Thursday, September 24, 2009

Lesson Learned...

Since Dad started the restaurant when we were kids, (I was 13, the twins 10, Dame 7 and Veron was a peanut) we learned lessons growing up that were second nature. Only now am I able to attribute some skills I learned growing up as things I learned from working in the restaurant and watching my father work diligently in the restaurant.
Because we saw the inside workings of a restaurant, we never had the "fantasy" of what it was like to own a restaurant. Where others see the ability to work with professional equipment, have a fully stocked walk in refrigerator, an overflowing pantry full of gourmet food, beautiful dishes for presentation, etc, we saw the reality that with all these things come responsibility and shelf life and COST.
Loving to cook is not the same as loving being a chef.

We learned some valuable lessons that I have taken for granted, until I started working with others.
1.SCHEDULING - Time is the most valuable commodity. If something needs to be done, IT NEEDS TO BE DONE. It will not do itself and it needs to be scheduled. Procrastination has no place in a professional environment. If deadlines are not met disaster is the result. Having time to solve a crisis - like an out of stock product, a late delivery or even 10 min to reset a table for a larger group -- these are all crucial.

2. FLEXIBILITY - Keeping high standards are important in any professional environment. As a professional, I strive to do excellent work. However, many things are not within our control and so we must be adaptable, all while maintaining standards in quality, presentation and safety. "There is more than one way to skin a cat"... translates into "cranberry sauce with turkey can turn out to be raspberry and orange sauce with turkey". If the cranberries that were ordered don't arrive in time.
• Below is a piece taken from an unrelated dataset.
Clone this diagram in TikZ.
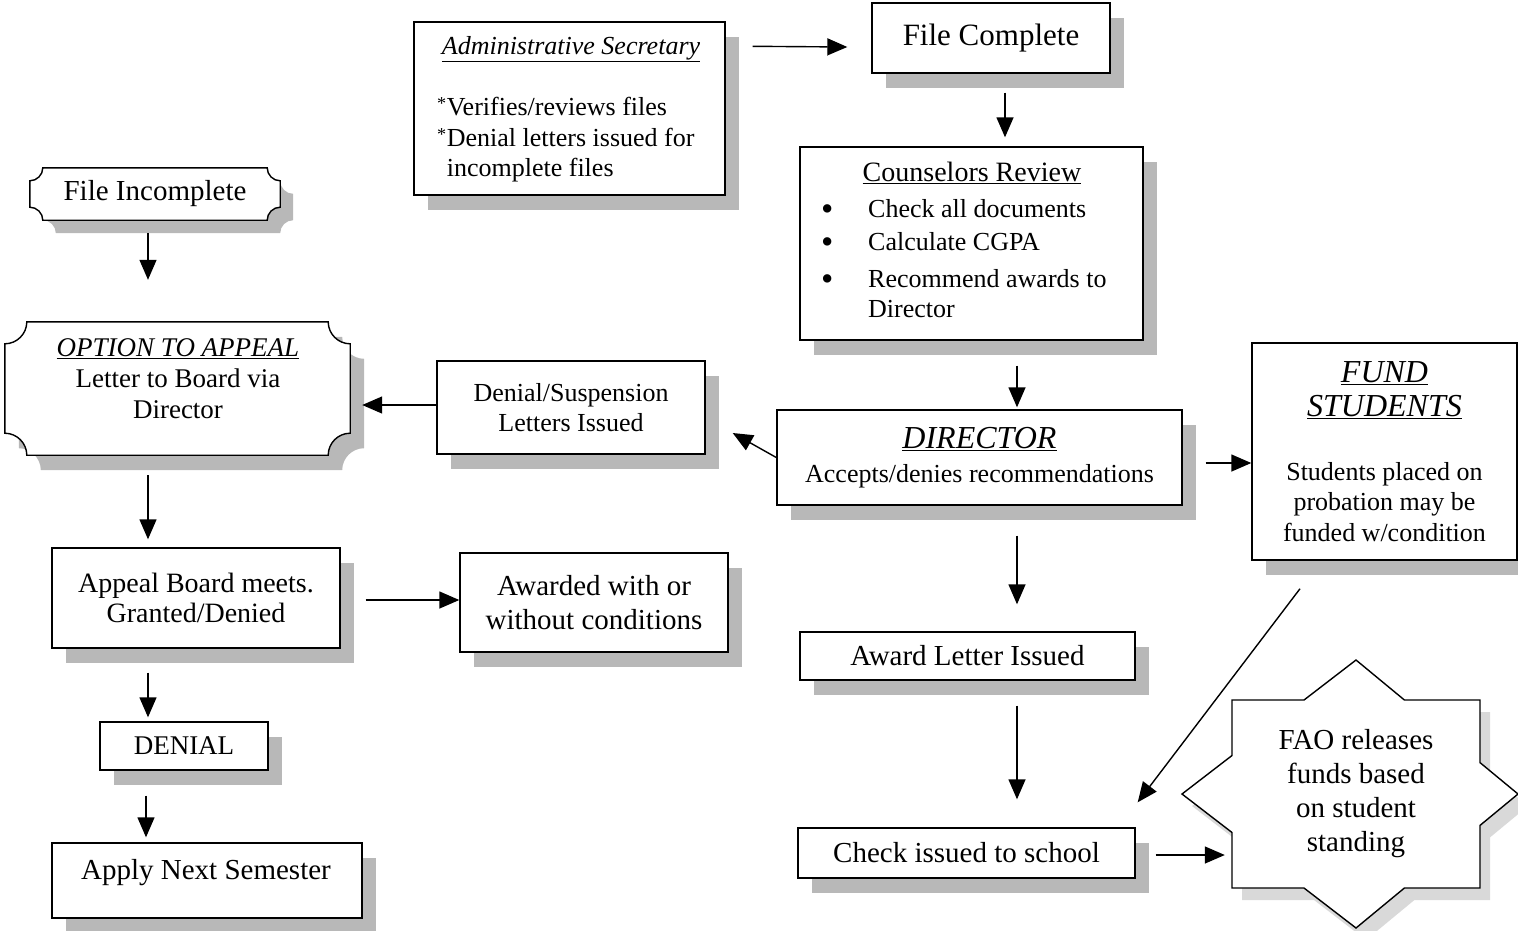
\documentclass[tikz,border=0pt]{standalone}
\usepackage{fontspec}
\usepackage{graphicx}
\setmainfont{Liberation Serif}
\usetikzlibrary{arrows.meta,calc,shadows}
\pgfdeclarelayer{bg}
\pgfsetlayers{bg,main}
\newcommand\fsz[2]{\fontsize{#1}{#2}\selectfont}
\newcommand\bigbul{\makebox[47pt][l]{\smash{\raisebox{-2.5pt}{\scalebox{1.35}{\textbullet}}}}}
% plaque outline: node, corner radius, dx, dy
\newcommand\plq[4]{%
($(#1.north west)+(#3+#2,#4)$) -- ($(#1.north east)+(#3-#2,#4)$)
.. controls ($(#1.north east)+(#3-#2,#4+0.55*#2)$) and ($(#1.north east)+(#3-0.55*#2,#4+#2)$) .. ($(#1.north east)+(#3,#4+#2)$)
-- ($(#1.south east)+(#3,#4-#2)$)
.. controls ($(#1.south east)+(#3-0.55*#2,#4-#2)$) and ($(#1.south east)+(#3-#2,#4-0.55*#2)$) .. ($(#1.south east)+(#3-#2,#4)$)
-- ($(#1.south west)+(#3+#2,#4)$)
.. controls ($(#1.south west)+(#3+#2,#4-0.55*#2)$) and ($(#1.south west)+(#3+0.55*#2,#4-#2)$) .. ($(#1.south west)+(#3,#4-#2)$)
-- ($(#1.north west)+(#3,#4+#2)$)
.. controls ($(#1.north west)+(#3+0.55*#2,#4+#2)$) and ($(#1.north west)+(#3+#2,#4+0.55*#2)$) .. ($(#1.north west)+(#3+#2,#4)$) -- cycle}
\begin{document}
\begin{tikzpicture}[x=1pt,y=-1pt,
  box/.style={draw, line width=1.4pt, fill=white, inner sep=0pt, align=center,
    drop shadow={shadow xshift=14pt, shadow yshift=-15pt, fill=black!28, opacity=1}},
  txt/.style={inner sep=0pt, align=center},
  plqbox/.style={inner sep=0pt, align=center},
  arr/.style={line width=1.4pt, -{Triangle[length=20pt,width=17pt]}},
  shadowfill/.style={fill=black!28},
  plqline/.style={fill=white, draw, line width=1.4pt}]
\useasboundingbox (0,0) rectangle (1518,930);

% ---------- top middle ----------
\node[box, minimum width=311, minimum height=173] (admin) at (569.5,108.5) {};
\node[txt, font=\fsz{26}{30}] (adminhead) at (571,49) {\underline{\textit{Administrative Secretary}}};
\node[txt, align=left, anchor=west, font=\fsz{26}{30.5}] (adminlist) at (437,140)
  {\raisebox{-3pt}{\textsuperscript{*}}Verifies/reviews files\\
   \raisebox{-3pt}{\textsuperscript{*}}Denial letters issued for\\
   \phantom{\textsuperscript{*}}incomplete files};

\node[box, minimum width=238, minimum height=70, font=\fsz{31}{34}] (fc) at (991,38) {File Complete};

\node[box, minimum width=343, minimum height=193] (couns) at (971.5,243.5) {};
\node[txt, font=\fsz{28}{30}] (counshead) at (972,173) {\underline{Counselors Review}};
\node[txt, align=left, anchor=west, font=\fsz{26}{30}] (counslist) at (821,259)
  {\bigbul Check all documents\\[3pt]
   \bigbul Calculate CGPA\\[7pt]
   \bigbul Recommend awards to\\
   \hspace*{47pt}Director};

\node[box, minimum width=405, minimum height=95, font=\fsz{26}{30}] (dir) at (979.5,457.5)
  {{\fsz{32}{34}\underline{\textit{DIRECTOR}}}\\[4pt] Accepts/denies recommendations};

\node[box, minimum width=268, minimum height=93, font=\fsz{26}{30}] (dsl) at (571,407.5)
  {Denial/Suspension\\Letters Issued};

\node[box, minimum width=265, minimum height=217, font=\fsz{26}{30.5}] (fund) at (1384.5,451.5)
  {{\fsz{32}{34}\underline{\textit{FUND}}}\\[4pt]
   {\fsz{32}{34}\underline{\textit{STUDENTS}}}\\[33pt]
   Students placed on\\probation may be\\funded w/condition};

% ---------- left column ----------
\node[plqbox, minimum width=250, minimum height=52, font=\fsz{29}{32}] (finc) at (155,194) {File Incomplete};
\node[plqbox, minimum width=345, minimum height=133] (appeal) at (177.5,388.5) {};
\node[txt, font=\fsz{27}{31}] (appealtxt) at (178,379)
  {\underline{\textit{OPTION TO APPEAL}}\\Letter to Board via\\Director};
\begin{pgfonlayer}{bg}
  \fill[shadowfill] \plq{finc}{13}{13}{13};
  \path[plqline] \plq{finc}{13}{0}{0};
  \fill[shadowfill] \plq{appeal}{22}{14}{15};
  \path[plqline] \plq{appeal}{22}{0}{0};
\end{pgfonlayer}

\node[box, minimum width=288, minimum height=100, font=\fsz{28}{30}] (board) at (196,598)
  {Appeal Board meets.\\Granted/Denied};
\node[box, minimum width=268, minimum height=99, font=\fsz{29}{34}] (awarded) at (594,602.5)
  {Awarded with or\\without conditions};
\node[box, minimum width=168, minimum height=48, font=\fsz{27}{30}] (denial) at (184,746) {DENIAL};
\node[box, minimum width=310, minimum height=75] (apply) at (207,880.5) {};
\node[txt, font=\fsz{29}{32}] (applytxt) at (206,873) {Apply Next Semester};

% ---------- right bottom ----------
\node[box, minimum width=335, minimum height=48, font=\fsz{29}{32}] (alet) at (967.5,656) {Award Letter Issued};
\node[box, minimum width=337, minimum height=50, font=\fsz{29}{32}] (check) at (966.5,853) {Check issued to school};

% star
\fill[black!15] (1366,672) -- (1414.4,712) -- (1490,712) -- (1490,774.6) -- (1528,806) -- (1490,837.4)
  -- (1490,900) -- (1414.4,900) -- (1366,940) -- (1314,900) -- (1242,900) -- (1242,844.5)
  -- (1192,806) -- (1242,767.5) -- (1242,712) -- (1314,712) -- cycle;
\filldraw[fill=white, line width=1.4pt] (1356,660) -- (1404.4,700) -- (1480,700) -- (1480,762.6) -- (1518,794)
  -- (1480,825.4) -- (1480,888) -- (1404.4,888) -- (1356,928) -- (1304,888) -- (1232,888)
  -- (1232,832.5) -- (1182,794) -- (1232,755.5) -- (1232,700) -- (1304,700) -- cycle;
\node[txt, minimum width=248, minimum height=188, font=\fsz{29}{34}] (fao) at (1356,794)
  {FAO releases\\funds based\\on student\\standing};

% ---------- connectors ----------
\draw[arr] ($(admin.north east)+(27,25)$) -- ($(fc.west)+(-24,9)$);
\draw[arr] ($(fc.south)+(14,19)$) -- ($(couns.north)+(33.5,-9)$);
\draw[arr] ($(couns.south)+(45.5,25)$) -- ($(dir.north)+(37.5,-2)$);
\draw[arr] (dir.west) -- ($(dsl.east)+(27,25.5)$);
\draw[arr] ($(dsl.west)+(0,-2.5)$) -- ($(appeal.east)+(12,16.5)$);
\draw[arr] ($(finc.south)+(-7,13)$) -- ($(appeal.north)+(-29.5,-42)$);
\draw[arr] ($(appeal.south)+(-29.5,20)$) -- ($(board.north)+(-48,-8)$);
\draw[arr] ($(board.east)+(25,2)$) -- ($(awarded.west)+(0,-2.5)$);
\draw[arr] ($(board.south)+(-48,24)$) -- ($(denial.north)+(-36,-4)$);
\draw[arr] ($(denial.south)+(-38,25)$) -- ($(apply.north)+(-61,-5)$);
\draw[arr] ($(dir.east)+(23,5.5)$) -- ($(fund.west)+(0,11.5)$);
\draw[arr] ($(dir.south)+(37.5,30)$) -- ($(alet.north)+(49.5,-27)$);
\draw[arr] ($(alet.south)+(49.5,25)$) -- ($(check.north)+(50.5,-28)$);
\draw[arr] ($(check.east)+(20,2)$) -- ($(fao.west)+(-7,61)$);
\draw[arr] ($(fund.south)+(-84.5,28)$) -- ($(check.north east)+(2,-25)$);
\end{tikzpicture}
\end{document}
3. PLANNING - Keeping lists, records and dates handy. Planning a rehearsal dinner is one thing. Planning a rehearsal dinner while the client calls and changes plans all while ordering food, cleaning the kitchen, taking inventory, checking the stock of the liquors, chilling the proper wines, making sure the proper glasses are clean and stocked within reach, making sure the lighting is appropriate, shoveling the walkway or sanding or salting.... There is no way to do this without keeping records of some sort. Then, when the affair is over, maintaining those records so that you learn what mistakes you made, what things you did that prepared you for the next occasion.
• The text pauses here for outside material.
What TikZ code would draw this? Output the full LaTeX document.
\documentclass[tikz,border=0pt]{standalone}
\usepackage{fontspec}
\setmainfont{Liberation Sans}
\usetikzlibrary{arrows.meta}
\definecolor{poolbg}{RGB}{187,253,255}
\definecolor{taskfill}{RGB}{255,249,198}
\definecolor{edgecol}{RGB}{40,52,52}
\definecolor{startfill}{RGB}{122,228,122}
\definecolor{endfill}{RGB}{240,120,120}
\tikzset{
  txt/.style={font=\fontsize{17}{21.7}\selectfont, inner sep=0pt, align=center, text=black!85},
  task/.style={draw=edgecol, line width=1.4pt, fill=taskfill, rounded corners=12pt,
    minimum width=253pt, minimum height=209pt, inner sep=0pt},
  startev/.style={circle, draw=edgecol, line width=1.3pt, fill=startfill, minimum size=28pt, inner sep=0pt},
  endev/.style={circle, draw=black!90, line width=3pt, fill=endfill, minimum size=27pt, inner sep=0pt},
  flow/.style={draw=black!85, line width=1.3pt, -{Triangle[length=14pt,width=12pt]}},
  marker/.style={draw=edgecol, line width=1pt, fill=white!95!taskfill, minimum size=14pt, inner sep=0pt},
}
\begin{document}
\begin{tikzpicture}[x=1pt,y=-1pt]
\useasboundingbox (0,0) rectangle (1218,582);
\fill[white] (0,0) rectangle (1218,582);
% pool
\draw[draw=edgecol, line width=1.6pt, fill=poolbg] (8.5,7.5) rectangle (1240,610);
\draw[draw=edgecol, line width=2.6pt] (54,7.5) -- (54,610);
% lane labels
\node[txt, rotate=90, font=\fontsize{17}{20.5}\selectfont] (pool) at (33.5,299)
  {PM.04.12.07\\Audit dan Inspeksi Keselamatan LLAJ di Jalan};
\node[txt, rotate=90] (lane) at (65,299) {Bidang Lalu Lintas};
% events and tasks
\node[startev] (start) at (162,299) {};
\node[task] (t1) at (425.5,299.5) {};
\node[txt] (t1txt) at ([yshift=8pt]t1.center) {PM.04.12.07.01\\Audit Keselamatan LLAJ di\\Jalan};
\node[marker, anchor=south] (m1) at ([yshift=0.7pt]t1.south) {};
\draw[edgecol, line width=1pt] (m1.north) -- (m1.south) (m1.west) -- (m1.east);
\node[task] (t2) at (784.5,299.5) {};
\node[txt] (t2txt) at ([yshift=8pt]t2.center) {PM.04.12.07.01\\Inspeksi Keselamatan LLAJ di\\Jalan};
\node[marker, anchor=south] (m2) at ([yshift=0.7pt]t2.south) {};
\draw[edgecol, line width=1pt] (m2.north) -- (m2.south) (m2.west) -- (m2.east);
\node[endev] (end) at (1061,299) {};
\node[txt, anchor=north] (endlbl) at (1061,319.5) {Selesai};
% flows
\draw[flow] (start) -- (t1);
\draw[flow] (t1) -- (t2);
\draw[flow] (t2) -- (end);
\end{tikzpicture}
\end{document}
I write all this with new revelations.
I am working on a committee that is running a tennis tournament. The tournament begins Nov 5th. The planning of this event uses these skills mentioned above. However, I have found out that the others on the committee do not possess these skills.
In the past 2 months since we began the real planning stages, I have accomplished all the tasks that I set out to do. All but one, which I gave up 5 weeks ago, when the person I was working with (the committee chair) answered all questions with "we don't have to make this decision, we still have time". Well, some decisions can wait, others can not.
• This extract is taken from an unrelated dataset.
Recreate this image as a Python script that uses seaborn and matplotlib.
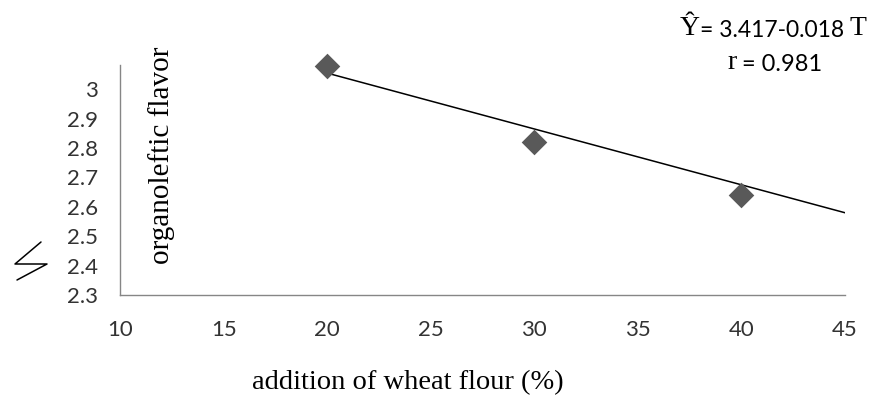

I managed to design and order 5 gross pencils, design a 8"x14" poster, have 30 posters printed, assign people to hang the posters around Hanover, book a clothing salesperson to sell tennis clothes at the event, design guest passes, design 100 goody bags, acquire the supplies for the goody bags, create charts for people to volunteer to run the event during various times. I also researched tournament prices and rules in order to make this event run efficiently.

The Chairperson and I were going to design etched drinking glasses to give as prizes. Most websites have designing programs built in and are very user friendly. My cohort outright refused to make a decision. She was totally nonplussed by the looming deadline of Sept 12th... if we ordered them later than the 12th, we would be charged an additional $150 rush fee on a $300 order!
When it became clear to me in early September that she preferred to be the person vetoing things, rather than offering solutions to things, I told her that she was on her own with the glasses. I explained that it really wasn't a 2 person job and that my ideas were clearly not in line with her ideas, so why make it more difficult she could do the job alone, whatever she decided would be fine.
So, here we are Sept 24 -- guess what, she has still not made any decisions. She contacted me yesterday to tell me that she was still working on a design and then she would start to price the design maybe by the end of the month.

I sighed and repeated to myself, "this is not your responsibility, this is not your responsibility".